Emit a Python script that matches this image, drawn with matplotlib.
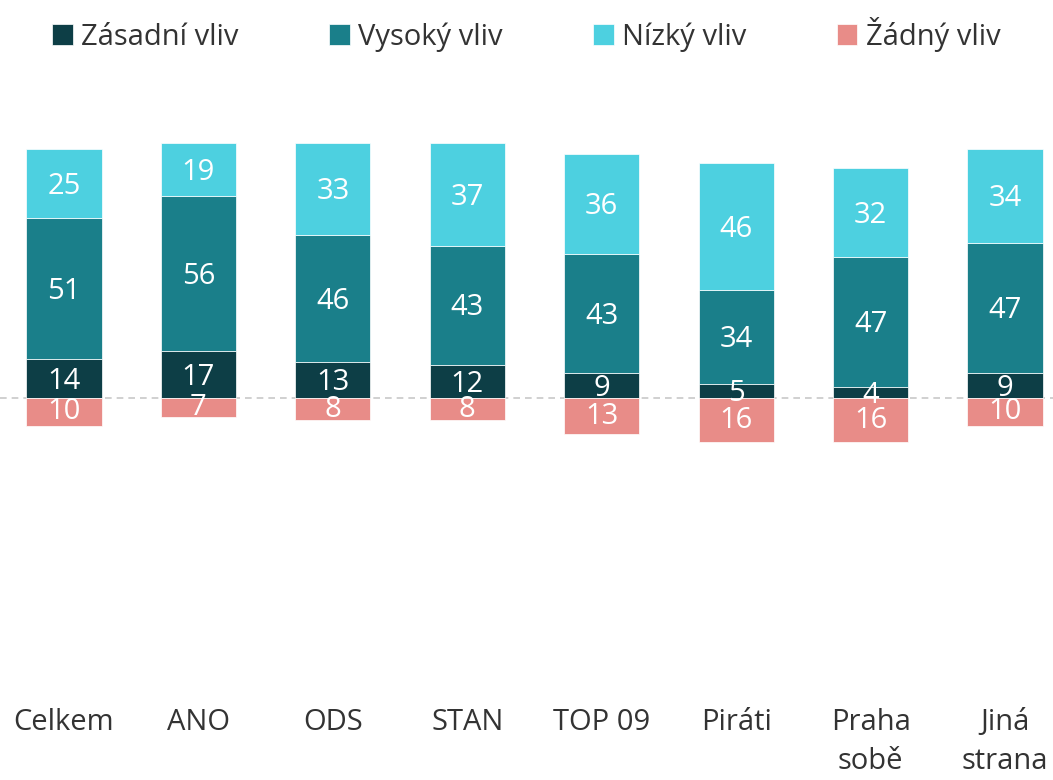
import matplotlib.pyplot as plt
import numpy as np

plt.rcParams["font.family"] = ["Open Sans", "DejaVu Sans"]

categories = ["Celkem", "ANO", "ODS", "STAN", "TOP 09", "Piráti", "Praha\nsobě", "Jiná\nstrana"]
series_names = ["Zásadní vliv", "Vysoký vliv", "Nízký vliv", "Žádný vliv"]
zasadni = [14, 17, 13, 12, 9, 5, 4, 9]
vysoky = [51, 56, 46, 43, 43, 34, 47, 47]
nizky = [25, 19, 33, 37, 36, 46, 32, 34]
zadny = [10, 7, 8, 8, 13, 16, 16, 10]

colors = ["#0d3e46", "#1a7f8a", "#4dd0e0", "#e88c88"]

fig = plt.figure(figsize=(10.53, 7.8), dpi=100)
ax = fig.add_axes([0, 80 / 780, 1, 600 / 780])

x = np.arange(len(categories))
width = 0.56
bottom = np.zeros(len(categories))
for vals, name, col in zip([zasadni, vysoky, nizky], series_names[:3], colors[:3]):
    vals = np.array(vals)
    ax.bar(x, vals, width, bottom=bottom, color=col, label=name,
           edgecolor="#ffffff", linewidth=0.5)
    for xi, b, v in zip(x, bottom, vals):
        ax.text(xi, b + v / 2 - 1, str(v), ha="center", va="center",
                color="white", fontsize=21)
    bottom += vals

neg = -np.array(zadny)
ax.bar(x, neg, width, color=colors[3], label=series_names[3],
       edgecolor="#ffffff", linewidth=0.5)
for xi, v in zip(x, zadny):
    ax.text(xi, -v / 2, str(v), ha="center", va="center", color="white", fontsize=21)

ax.axhline(0, color="#c8c8c8", linestyle=(0, (4, 3)), linewidth=1.2, zorder=0.5)

ax.set_xlim(-64 / 134.43, 7 + 48 / 134.43)
ax.set_ylim(-(700 - 398) / 2.77, (398 - 100) / 2.77)
ax.set_xticks(x)
ax.set_xticklabels(categories, fontsize=21, color="#333333", va="top", linespacing=1.45)
ax.tick_params(axis="x", length=0, pad=6)
ax.set_yticks([])
for s in ax.spines.values():
    s.set_visible(False)

fig.legend(loc="upper center", bbox_to_anchor=(0.5, 1.012), ncol=4, frameon=False,
           fontsize=21, handlelength=0.7, handleheight=0.7, handletextpad=0.3,
           columnspacing=3.1, labelcolor="#333333")

fig.savefig("out.png", dpi=100)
════════════════
What you will do: Go through the listing above and write it out again exactly, dropping the pictures.

Answer to the task:
Emit a Python script that matches this image, drawn with matplotlib.
import matplotlib.pyplot as plt
import numpy as np

plt.rcParams["font.family"] = ["Open Sans", "DejaVu Sans"]

categories = ["Celkem", "ANO", "ODS", "STAN", "TOP 09", "Piráti", "Praha\nsobě", "Jiná\nstrana"]
series_names = ["Zásadní vliv", "Vysoký vliv", "Nízký vliv", "Žádný vliv"]
zasadni = [14, 17, 13, 12, 9, 5, 4, 9]
vysoky = [51, 56, 46, 43, 43, 34, 47, 47]
nizky = [25, 19, 33, 37, 36, 46, 32, 34]
zadny = [10, 7, 8, 8, 13, 16, 16, 10]

colors = ["#0d3e46", "#1a7f8a", "#4dd0e0", "#e88c88"]

fig = plt.figure(figsize=(10.53, 7.8), dpi=100)
ax = fig.add_axes([0, 80 / 780, 1, 600 / 780])

x = np.arange(len(categories))
width = 0.56
bottom = np.zeros(len(categories))
for vals, name, col in zip([zasadni, vysoky, nizky], series_names[:3], colors[:3]):
    vals = np.array(vals)
    ax.bar(x, vals, width, bottom=bottom, color=col, label=name,
           edgecolor="#ffffff", linewidth=0.5)
    for xi, b, v in zip(x, bottom, vals):
        ax.text(xi, b + v / 2 - 1, str(v), ha="center", va="center",
                color="white", fontsize=21)
    bottom += vals

neg = -np.array(zadny)
ax.bar(x, neg, width, color=colors[3], label=series_names[3],
       edgecolor="#ffffff", linewidth=0.5)
for xi, v in zip(x, zadny):
    ax.text(xi, -v / 2, str(v), ha="center", va="center", color="white", fontsize=21)

ax.axhline(0, color="#c8c8c8", linestyle=(0, (4, 3)), linewidth=1.2, zorder=0.5)

ax.set_xlim(-64 / 134.43, 7 + 48 / 134.43)
ax.set_ylim(-(700 - 398) / 2.77, (398 - 100) / 2.77)
ax.set_xticks(x)
ax.set_xticklabels(categories, fontsize=21, color="#333333", va="top", linespacing=1.45)
ax.tick_params(axis="x", length=0, pad=6)
ax.set_yticks([])
for s in ax.spines.values():
    s.set_visible(False)

fig.legend(loc="upper center", bbox_to_anchor=(0.5, 1.012), ncol=4, frameon=False,
           fontsize=21, handlelength=0.7, handleheight=0.7, handletextpad=0.3,
           columnspacing=3.1, labelcolor="#333333")

fig.savefig("out.png", dpi=100)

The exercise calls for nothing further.